Thursday, September 29, 2016

I have been focused lately on the true nature of the TSBD business and the fact that the book-distributing was largely a front for other clandestine activities. 

What I can guarantee you is that the rate at which they were shipping books, which is easy enough to surmise, could not possibly have supported that huge enterprise consisting of 75 employees. That is a lot of salaries. How many books would you have to sell? 

We have no references at all to whole boxes of books being sold and shipped, and that's strange considering that their customers were supposedly schools. If these were "readers" for classrooms, wouldn't the schools have to order enough for all the students in the class? How many students are there in a typical elementary school class? And a school could easily have more than one class using the same reader. 

If the "order-fillers" were retrieving whole boxes of books, they would have needed a cart or wagon. There is no reference or evidence of them having such things there. We are told that the "order-fillers" had clipboards. That's it.

Then, they had just one wrapper, who called himself a "mailer": Troy West. So, under normal conditions, he could handle all the outflow from all the "order-fillers"? That's the story. Think of it like a funnel. He was the neck of the funnel. And yet, he could keep up? Then, they could not have been moving too many books. And he spoke of wrapping the orders in brown paper and tying them with string using a tying machine. They are not even designed for big boxes. 

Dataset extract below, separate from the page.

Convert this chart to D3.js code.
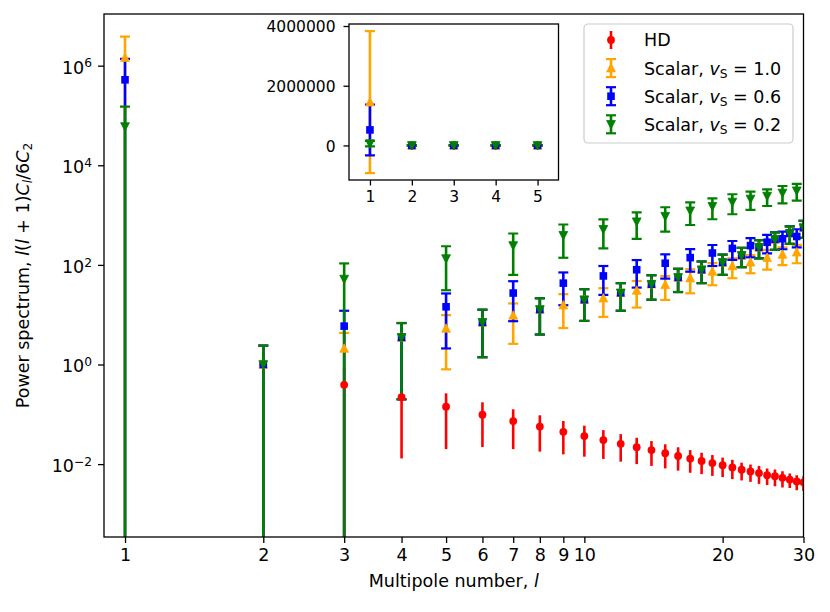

It was William Weston who first wrote about the TSBD being a CIA front company, in which school book distribution was used as the visible face for a secret, clandestine operation that involved espionage, infiltration, gun-running, and other things.

http://educationforum.ipbhost.com/index.php?showtopic=6017 

Think about the fact that they had all these "order-fillers" running all over the place looking for titles when there was apparently no system, no organization, no apparent way of knowing where anything was. It was just boxes plopped down, with no signs, no divisions, no categories, no nothing. 



And considering how high the stacks were, how could the order-fillers even access the books on top? Where were the ladders? 

Look how non-descript and identical the boxes look. All of the printing on the boxes, except for the word BOOKS is illegible, at least to us. 

How long would it have taken an order-filler to find a book in that mess? And how would that have affected the rate of order-processing? How could the salaries of 75 employees, plus the other expenses of the business, be supported by the orders these motley "order-fillers" could fulfill at the rate they could fulfill them? It doesn't add up.  

Why is it that in all the images we have of boxes of books, we never once see a clear label, like this?



That's a label that appears on each of the boxes of my graphic novel, Vinland which is about Leif Eriksson, the Viking who discovered America. We don't see anything comparable to that on any of the boxes at the TSBD. So, how on Earth did they locate any books? 

Then get this: they were able to divert many of the "order-fillers" into becoming "floor-builders".  But, what about all the orders they would have filled if they were doing their regular work of filling them? Did the orders just back up? Did they just keep those customers waiting? If you were running the business, wouldn't you let the order-fillers do their job and bring in a construction crew to rebuild the floors? Wouldn't it be better for the business to keep the orders going out?

Finally, I received an interesting note from OIC Chairman Larry Rivera. And it concerns the fact that Oswald kept working at CIA-connected companies: Jaggars/Chiles/Stovall in Dallas, the Reily Coffee Company in New Orleans, and then the TSBD in Dallas. Perhaps Oswald had a sense that there was more going on at this company than distributing Dick and Jane readers. They had a conference room on the 2nd floor. A conference room. What would you need a conference room for if you were distributing Dick and Jane readers? Could they have been conferring about other things in that conference room? Look at all the secretaries and white collar staff they had. How could they need all those white collar people to keep track of the relatively few books that the "order-fillers" were moving? Larry wonders whether Oswald had the sense that this business wasn't what it appeared to be, and that he was trying to find out. That is an interesting proposition. After all, he did have intelligence connections.